A Leeds-based technology start-up has raised £23 million to accelerate the commercial rollout of its light-powered computer chips, in a move that could strengthen the UK’s position in the global race to develop next-generation artificial intelligence hardware.
Optalysys will use the funding to scale its photonic computing technology and expand operations into the United States. The investment round was led by Northern Gritstone, with backing from the UK government’s National Security Strategic Investment Fund.
Optalysys develops chips that process and transmit data using light rather than electrical currents flowing through copper wires, a technology known as photonics. The approach dramatically reduces energy consumption, generates far less heat and allows data to be processed securely while remaining encrypted.
Unlike conventional semiconductor firms, Optalysys designs its chips in-house but outsources manufacturing to specialist foundries. These include facilities at University of Southampton, as well as partners in Belgium and Singapore, with a further site planned in New York state.
Nick New, founder and chief executive of Optalysys, said building fabrication plants internally would be prohibitively expensive and unrealistic given the dominance of players such as TSMC.
“Trying to compete head-on with traditional semiconductor giants would be futile,” said New. “But in photonics, where the next generation of processing will come from, the costs are far lower. That gives the UK a genuine opportunity to become a global leader in photonic computing.”

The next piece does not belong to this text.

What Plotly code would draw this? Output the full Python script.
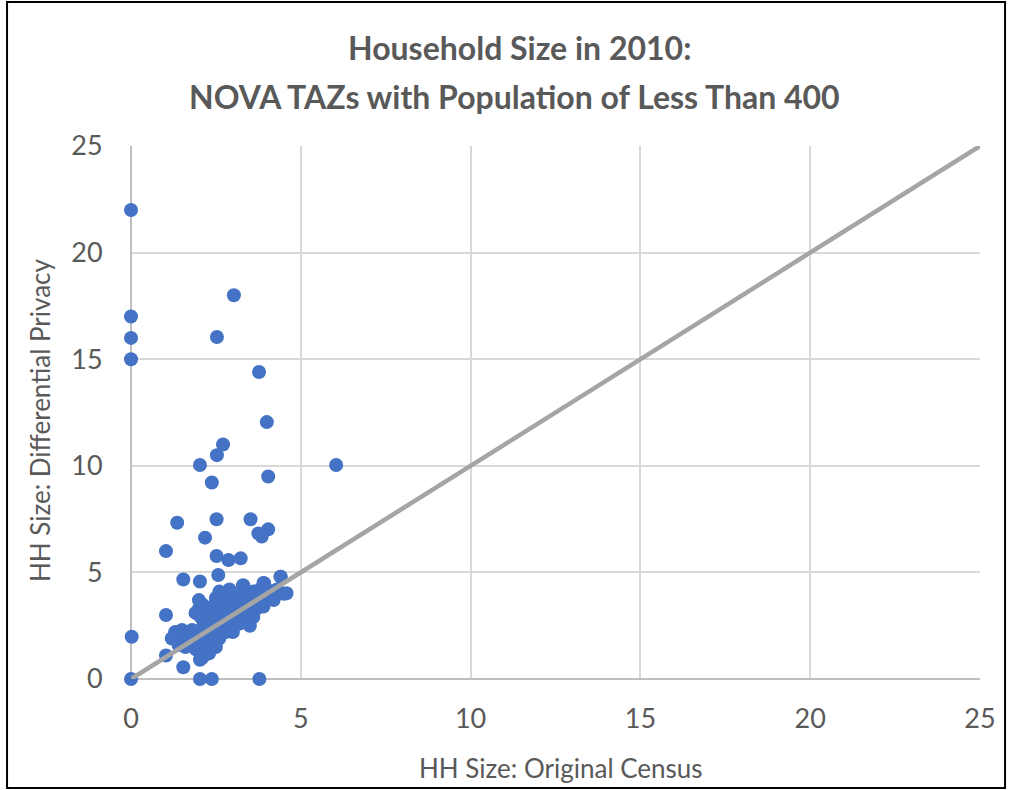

The company’s immediate commercial focus is secure computing. Because photons allow data to be processed while in motion and encrypted, sensitive information can be analysed by AI systems without being exposed, a capability New said is increasingly vital across finance, defence and critical infrastructure.
“In financial services, for example, transactions can be processed confidentially, which makes this technology suitable for mainstream banking in a way traditional AI systems are not,” he said.
Optalysys is currently pre-revenue but launched its first commercial secure-computing product last year and is beginning to ship it to customers in the coming weeks. New believes secure computing will underpin the next phase of AI and cloud infrastructure.
“Where companies like Nvidia provided the foundations for today’s AI boom, we can do the same for the next generation of AI and secure computing,” he said.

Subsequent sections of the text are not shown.